Editor’s Note: This article was original posted on MSA’s literary arts blog, curated by literary juniors and seniors.
What does it mean to be an activist? I’m not gonna tell you how Webster Dictionary defines it, because this isn’t a research paper for seventh-grade English nor is it the introduction to a corny Wattpad novel. I personally think of an activist as someone who openly advocates for an idea that will positively change the lives of marginalized groups, whether that idea involves a social, political, or economic shift. When you read those first few sentences, you probably had the immediate thought of those who are protesting police brutality in our country. Although Black Lives Matter was founded in 2013, it is in the past year that we have seen an unprecedented amount of nonblack people showing support for the movement and advocating for social change. Being an ally to those who do not have the same amount of privilege as you is essential for movements like BLM; black people have been fighting for this change for their entire lives, but nobody listened until nonblack people in power (politicians, celebrities, content creators, etc.) acknowledged the fact that they were fighting anything at all. It shouldn’t be like this, but until it isn’t, as people in a systemic position of privilege, we have to understand the impact of our allyship and make sure we are using the platforms we have, no matter how small they may be, responsibly.

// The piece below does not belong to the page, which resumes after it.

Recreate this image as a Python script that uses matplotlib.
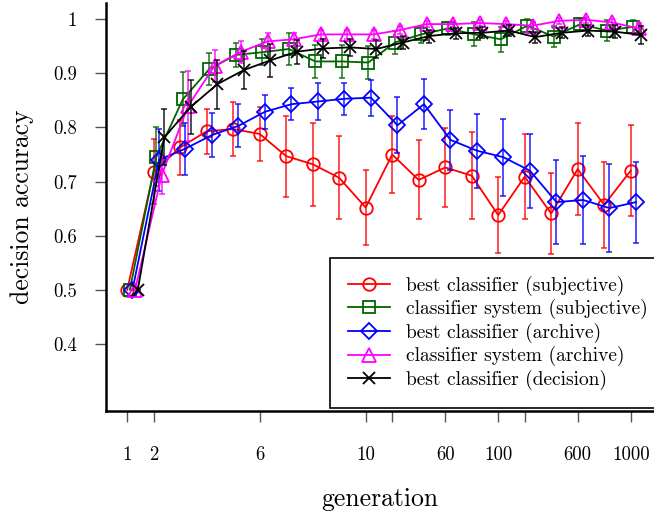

I assume you know at least one person in your personal life who has shared information about Black Lives Matter on social media, whether they expressed general support for the movement, provided links to petitions, shared educational posts and resources, etc. Chances are, you know a lot of people who have done this…and you’ve probably noticed that many of those people only shared those things during the summer months. We are witnessing an alarming amount of what is known as performative activists, which is a term used to describe those who partake in surface-level activism in an attempt to increase their social status, or simply put, nonblack people who do not show support for black lives outside of online spaces. It is the person who reposts things on their Instagram stories but claims they “don’t want to get political” when presented with real-life discussions about issues surrounding race. It is the person who leaves supportive comments on black activists’ posts but says nothing when their friend uses the n-slur. It is the person who responds to your posts about BLM in private messages, claiming to agree with you but won’t share the resources themselves.
These people want the attention they receive from claiming to be “woke” about social issues, but are not actually willing to defend black people. They do it to feel good about themselves, because hey, they shared that story and that makes them a better person, right? Wrong. If you are choosing to be friends with someone who believes in All Lives Matter and is unwilling to educate themselves, you are not an ally to black people. If you sit by while your classmates make racist comments, you are not an ally. If you speak on behalf of black people instead of bringing attention to the feelings and experiences thousands of them have expressed on social media, you are not an ally. If you are following influencers who have been radio silent about the BLM movement and refuse to call them out for that silence, you are not an ally. If you can just “agree to disagree” with your racist friends, you are not an ally. You are not an ally. You are not an ally. Stop calling yourself that.
One major thing that I think is fueling performative activists is the way our society praises white people for doing absolutely anything. That YouTuber you like retweets a single link after months of silence? God, he is such a good person! Your favorite actress says in a livestream that of course, she does not think black people deserve to be discriminated against. Saint Mary, is that you? A band whose account you follow on Instagram liked a comment that said “Like this if you support BLM!” We truly do not deserve the wonderful light they put into the world. This. Is. Ridiculous. Why are nonblack people receiving praise for doing the bare minimum to show support for the movement? Why are nonblack people being praised for their activism at all? It is not a good skill or quality we have; it is us being decent people, so why are we being thanked? Why are some of us acting like we’re doing black people a favor when we express that we respect that basic idea that they are human beings who deserve to not live their lives in constant fear? Why are some of us acting like we are giving black people something by advocating for them? Why?
If you are reading this blog and you feel that sinking embarrassment rising from your stomach in your chest because you know you’re a performative activist, good. Be uncomfortable. Sit in it. Soak it up. Absorb it. Don’t keep scrolling and act like you never saw this; take accountability for the fact that you have spent all of this time pretending to care and it has done absolutely nothing to aid black people in their fight for justice and change, educate yourself on how to be an effective ally, and do better. Do better not because you want that feeling to go away, but because you understand that it is your obligation as a person to help your fellow human when they are being treated unfairly.